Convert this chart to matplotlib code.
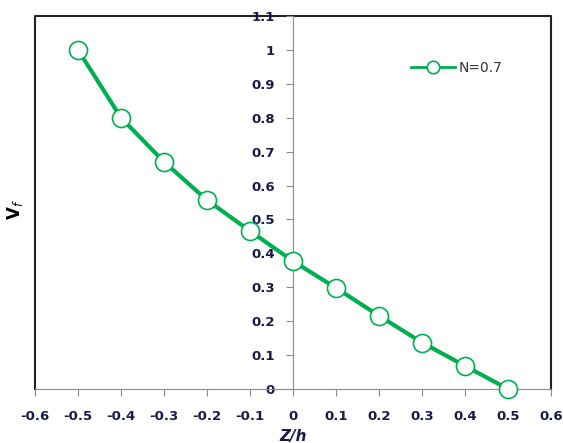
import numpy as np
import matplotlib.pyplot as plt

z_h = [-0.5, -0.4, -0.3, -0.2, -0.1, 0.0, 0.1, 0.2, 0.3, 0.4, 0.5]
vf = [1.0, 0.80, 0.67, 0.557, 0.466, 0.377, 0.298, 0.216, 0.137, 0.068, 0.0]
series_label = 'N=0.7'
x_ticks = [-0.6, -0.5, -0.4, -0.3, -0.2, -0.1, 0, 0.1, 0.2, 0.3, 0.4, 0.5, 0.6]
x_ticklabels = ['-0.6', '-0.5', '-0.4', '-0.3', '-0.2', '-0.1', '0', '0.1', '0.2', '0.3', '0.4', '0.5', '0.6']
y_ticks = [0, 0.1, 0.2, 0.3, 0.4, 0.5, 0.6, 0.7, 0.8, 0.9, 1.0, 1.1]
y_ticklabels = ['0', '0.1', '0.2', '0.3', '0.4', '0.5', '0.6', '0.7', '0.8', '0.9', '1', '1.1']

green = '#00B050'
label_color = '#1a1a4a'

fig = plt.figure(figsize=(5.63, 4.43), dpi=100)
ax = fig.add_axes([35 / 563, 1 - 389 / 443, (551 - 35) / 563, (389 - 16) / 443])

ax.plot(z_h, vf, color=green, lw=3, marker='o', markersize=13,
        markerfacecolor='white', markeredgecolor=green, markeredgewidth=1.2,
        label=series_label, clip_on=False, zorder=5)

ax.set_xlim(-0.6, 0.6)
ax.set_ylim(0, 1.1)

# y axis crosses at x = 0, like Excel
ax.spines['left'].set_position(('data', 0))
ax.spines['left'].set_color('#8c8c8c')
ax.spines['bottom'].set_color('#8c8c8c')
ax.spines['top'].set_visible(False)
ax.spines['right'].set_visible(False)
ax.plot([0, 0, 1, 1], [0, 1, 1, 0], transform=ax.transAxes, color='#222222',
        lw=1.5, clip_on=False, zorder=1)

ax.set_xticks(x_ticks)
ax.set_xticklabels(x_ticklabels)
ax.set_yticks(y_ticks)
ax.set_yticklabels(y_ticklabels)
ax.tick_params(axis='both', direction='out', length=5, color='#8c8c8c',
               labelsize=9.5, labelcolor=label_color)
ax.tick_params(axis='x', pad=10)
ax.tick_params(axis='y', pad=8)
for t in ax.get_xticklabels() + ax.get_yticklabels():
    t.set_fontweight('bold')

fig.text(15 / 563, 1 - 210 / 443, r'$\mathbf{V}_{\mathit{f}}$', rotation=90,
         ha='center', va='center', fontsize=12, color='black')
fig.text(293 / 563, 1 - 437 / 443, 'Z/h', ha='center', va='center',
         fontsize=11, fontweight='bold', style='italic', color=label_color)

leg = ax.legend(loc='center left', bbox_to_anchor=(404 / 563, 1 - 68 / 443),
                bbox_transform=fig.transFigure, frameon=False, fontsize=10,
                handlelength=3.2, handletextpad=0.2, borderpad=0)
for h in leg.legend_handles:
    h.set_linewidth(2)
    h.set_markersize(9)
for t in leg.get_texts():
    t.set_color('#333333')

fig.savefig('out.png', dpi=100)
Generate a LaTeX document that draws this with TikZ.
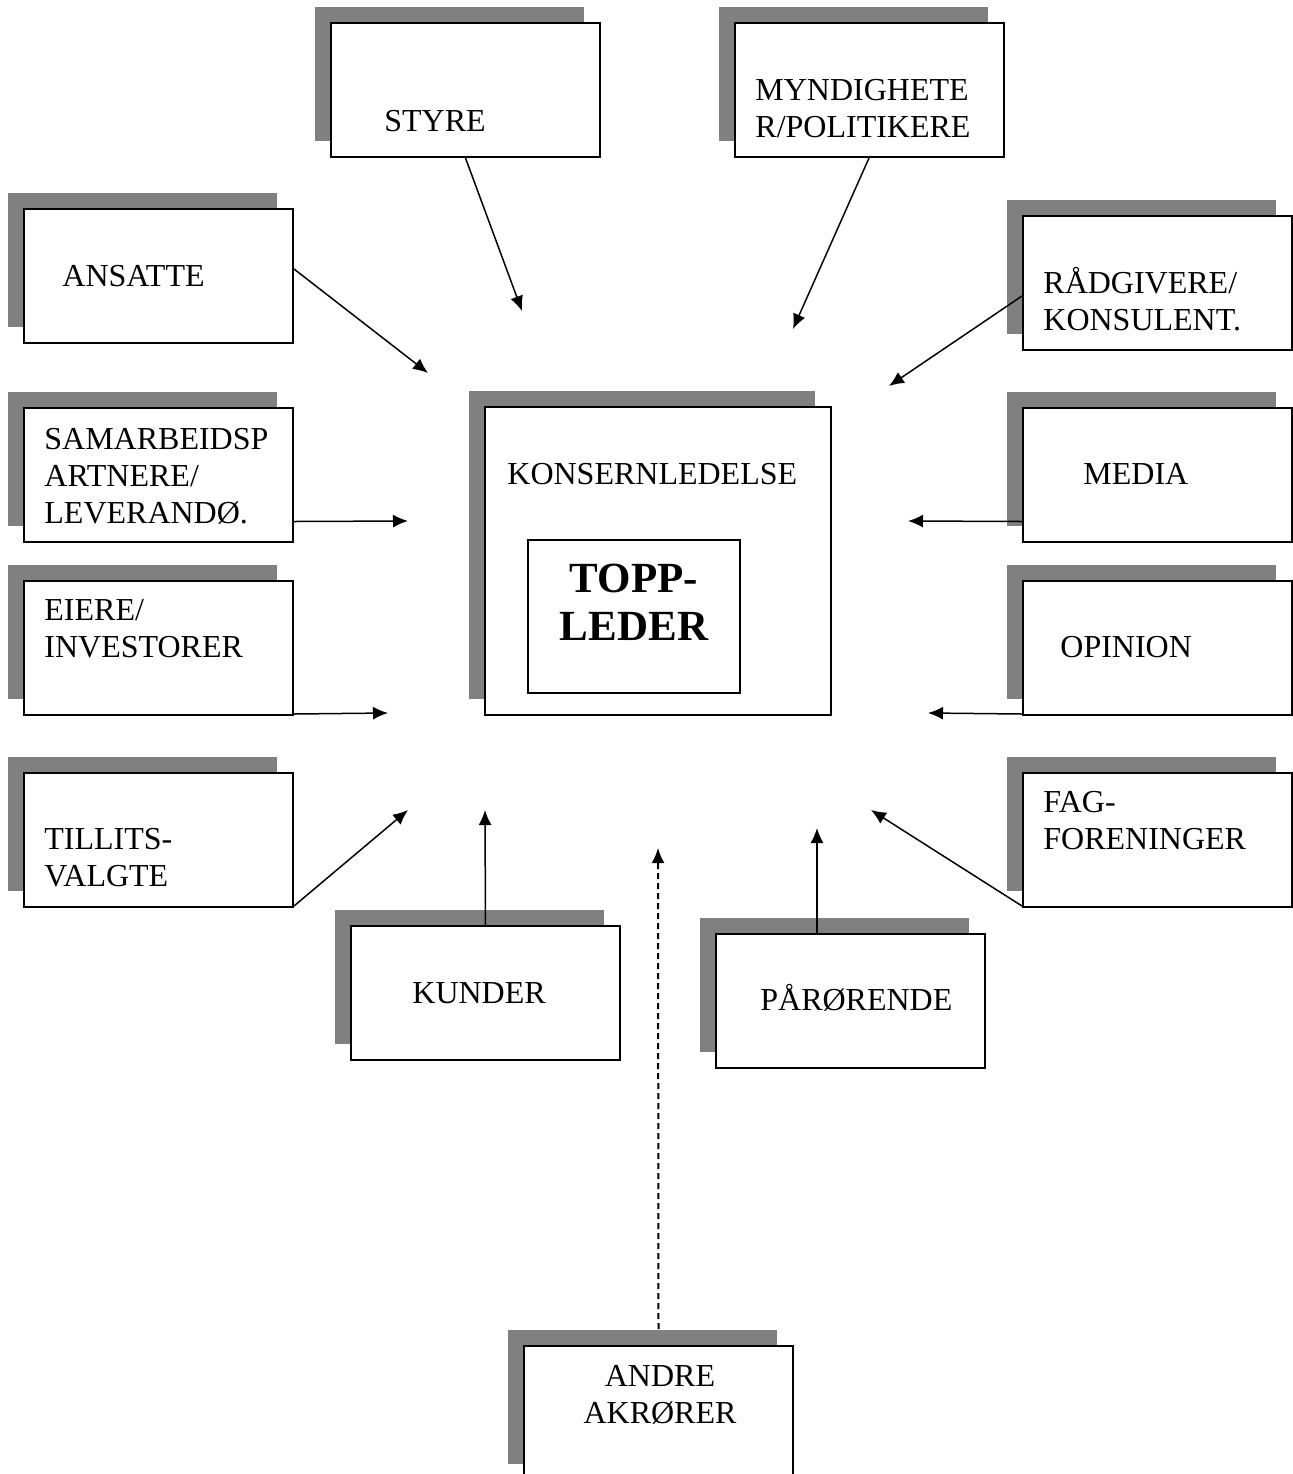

——————

Quote each record exactly as it stands, minus the pictures.

Convert this chart to matplotlib code.
import numpy as np
import matplotlib.pyplot as plt

z_h = [-0.5, -0.4, -0.3, -0.2, -0.1, 0.0, 0.1, 0.2, 0.3, 0.4, 0.5]
vf = [1.0, 0.80, 0.67, 0.557, 0.466, 0.377, 0.298, 0.216, 0.137, 0.068, 0.0]
series_label = 'N=0.7'
x_ticks = [-0.6, -0.5, -0.4, -0.3, -0.2, -0.1, 0, 0.1, 0.2, 0.3, 0.4, 0.5, 0.6]
x_ticklabels = ['-0.6', '-0.5', '-0.4', '-0.3', '-0.2', '-0.1', '0', '0.1', '0.2', '0.3', '0.4', '0.5', '0.6']
y_ticks = [0, 0.1, 0.2, 0.3, 0.4, 0.5, 0.6, 0.7, 0.8, 0.9, 1.0, 1.1]
y_ticklabels = ['0', '0.1', '0.2', '0.3', '0.4', '0.5', '0.6', '0.7', '0.8', '0.9', '1', '1.1']

green = '#00B050'
label_color = '#1a1a4a'

fig = plt.figure(figsize=(5.63, 4.43), dpi=100)
ax = fig.add_axes([35 / 563, 1 - 389 / 443, (551 - 35) / 563, (389 - 16) / 443])

ax.plot(z_h, vf, color=green, lw=3, marker='o', markersize=13,
        markerfacecolor='white', markeredgecolor=green, markeredgewidth=1.2,
        label=series_label, clip_on=False, zorder=5)

ax.set_xlim(-0.6, 0.6)
ax.set_ylim(0, 1.1)

# y axis crosses at x = 0, like Excel
ax.spines['left'].set_position(('data', 0))
ax.spines['left'].set_color('#8c8c8c')
ax.spines['bottom'].set_color('#8c8c8c')
ax.spines['top'].set_visible(False)
ax.spines['right'].set_visible(False)
ax.plot([0, 0, 1, 1], [0, 1, 1, 0], transform=ax.transAxes, color='#222222',
        lw=1.5, clip_on=False, zorder=1)

ax.set_xticks(x_ticks)
ax.set_xticklabels(x_ticklabels)
ax.set_yticks(y_ticks)
ax.set_yticklabels(y_ticklabels)
ax.tick_params(axis='both', direction='out', length=5, color='#8c8c8c',
               labelsize=9.5, labelcolor=label_color)
ax.tick_params(axis='x', pad=10)
ax.tick_params(axis='y', pad=8)
for t in ax.get_xticklabels() + ax.get_yticklabels():
    t.set_fontweight('bold')

fig.text(15 / 563, 1 - 210 / 443, r'$\mathbf{V}_{\mathit{f}}$', rotation=90,
         ha='center', va='center', fontsize=12, color='black')
fig.text(293 / 563, 1 - 437 / 443, 'Z/h', ha='center', va='center',
         fontsize=11, fontweight='bold', style='italic', color=label_color)

leg = ax.legend(loc='center left', bbox_to_anchor=(404 / 563, 1 - 68 / 443),
                bbox_transform=fig.transFigure, frameon=False, fontsize=10,
                handlelength=3.2, handletextpad=0.2, borderpad=0)
for h in leg.legend_handles:
    h.set_linewidth(2)
    h.set_markersize(9)
for t in leg.get_texts():
    t.set_color('#333333')

fig.savefig('out.png', dpi=100)
Generate a LaTeX document that draws this with TikZ.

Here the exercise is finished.